Living beneath such a vast sky, I sometimes wonder if anything will ever be enough.
What’s the best way of finding happiness?
I’ve read that by being present, not worrying about yesterday or tomorrow, but by just living in the current moment, you can find more satisfaction in your life. I don’t know. What if the answers don’t lie in the present?

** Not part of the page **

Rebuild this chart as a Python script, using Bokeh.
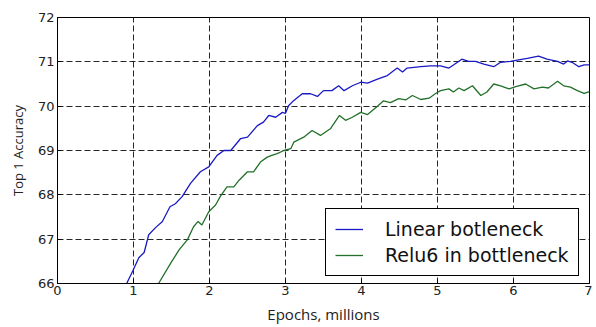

Yet it seems like a waste of time to think obsessively about what might have been and what has been, without having any power to change it. I can visit my memories searching for answers, and still come out with nothing. Trying to calm myself, I might think “Whatever will be, will be. Whatever won’t, well, it won’t be”.
It doesn’t always help.
As a matter of fact, it can make me feel more powerless than ever. I hate feeling weak, like I don’t have any control. I think about all of the people I’ve met, and if they ever think about me. If I ever cross their minds. Are memories important to them? When they find themselves floating like a spectre in the mire of their memories, how do they feel? Does it make them unhappy?
I don’t know. I think it might be useful to revisit the past sometimes. Even if it hurts, or annoys you. That’s what I’ve started thinking. Maybe time travel isn’t such a bad thing. In science fiction and fantasy stories with plots revolving around time travel, they always warn about the dangers of going back in time. It could end up with the destruction of the very universe itself. Maybe this is just a reflection of the fear we have of what has been. Of our memories, of our powerlessness.
Time is like a sea.
Sometimes we float away on the tides, and leave others behind. We can only view them, bobbing up and down in the distance, across the cold, grey water. And we can’t fight the tide. It’s a waste of energy. The sea will always win. So mostly, we just let it subdue us. We drift away.
Time warps you.
It batters you with the wind and the sun, and its sea salty waves. You’re not the same from one day to the next. What if we can’t recognise each other, or we don’t like what we see? Sometimes, I’m so tightly locked within myself that I don’t want to turn the key and see what lies beyond. Why fight the sea of time in search for what has been? It’s easier, and more pleasant to stay adrift in the present. You’re guaranteed to be content, and free of worries.
I want to toss these considerations aside. I want to be braver and stronger. I want to turn the key and unlock time’s door. And when it’s been opened, I’ll see that the waves didn’t destroy me and that the universe remains the same mysterious stretch of black, starlit beauty it always has been.